> _Goal_
Line by line, repeat the data below exactly, beginning at the first line and ending at the line with "ax = fig.add_axes([60". Omit pictures.

> _Material_
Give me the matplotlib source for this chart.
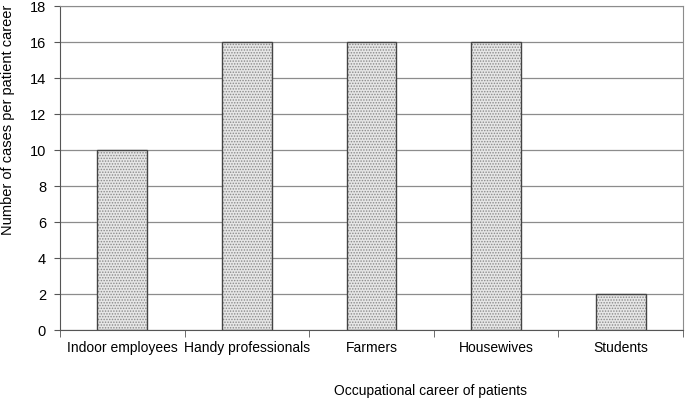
import matplotlib.pyplot as plt
import numpy as np

plt.rcParams['font.family'] = 'Liberation Sans'
plt.rcParams['hatch.linewidth'] = 0.7

categories = ['Indoor employees', 'Handy professionals', 'Farmers', 'Housewives', 'Students']
cases = [10, 16, 16, 16, 2]

fig = plt.figure(figsize=(6.85, 4.01), dpi=100)
ax = fig.add_axes([60 / 685, 1 - 330 / 401, 623 / 685, 324 / 401])

x = np.arange(len(categories))
ax.bar(x, cases, width=0.4, color='#e6e6e6', edgecolor='#8a8a8a', hatch='......', linewidth=0, zorder=2)
ax.bar(x, cases, width=0.4, fill=False, edgecolor='#444444', linewidth=1.0, zorder=3)

ax.set_xlim(-0.5, len(categories) - 0.5)
ax.set_ylim(0, 18)
ax.set_yticks(range(0, 19, 2))
ax.set_xticks(x)
ax.set_xticklabels(categories, fontsize=10)
ax.set_xticks(np.arange(-0.5, len(categories), 1), minor=True)
ax.tick_params(axis='x', which='major', length=0, pad=8)
ax.tick_params(axis='x', which='minor', length=5, color='#555555', direction='out')
ax.tick_params(axis='y', length=4, color='#555555', labelsize=10.5, pad=6)

ax.yaxis.grid(True, color='#8c8c8c', linewidth=0.9, zorder=0)
ax.set_axisbelow(True)
for side in ['top', 'right']:
    ax.spines[side].set_color('#8c8c8c')
for side in ['left', 'bottom']:
    ax.spines[side].set_color('#555555')

fig.text(8 / 685, 1 - 120 / 401, 'Number of cases per patient career', fontsize=10.5,
         rotation=90, ha='center', va='center')
fig.text(430 / 685, 1 - 391 / 401, 'Occupational career of patients', fontsize=10, ha='center', va='center')

fig.savefig('out.png', dpi=100)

> _Correct response_
Give me the matplotlib source for this chart.
import matplotlib.pyplot as plt
import numpy as np

plt.rcParams['font.family'] = 'Liberation Sans'
plt.rcParams['hatch.linewidth'] = 0.7

categories = ['Indoor employees', 'Handy professionals', 'Farmers', 'Housewives', 'Students']
cases = [10, 16, 16, 16, 2]

fig = plt.figure(figsize=(6.85, 4.01), dpi=100)
ax = fig.add_axes([60 / 685, 1 - 330 / 401, 623 / 685, 324 / 401])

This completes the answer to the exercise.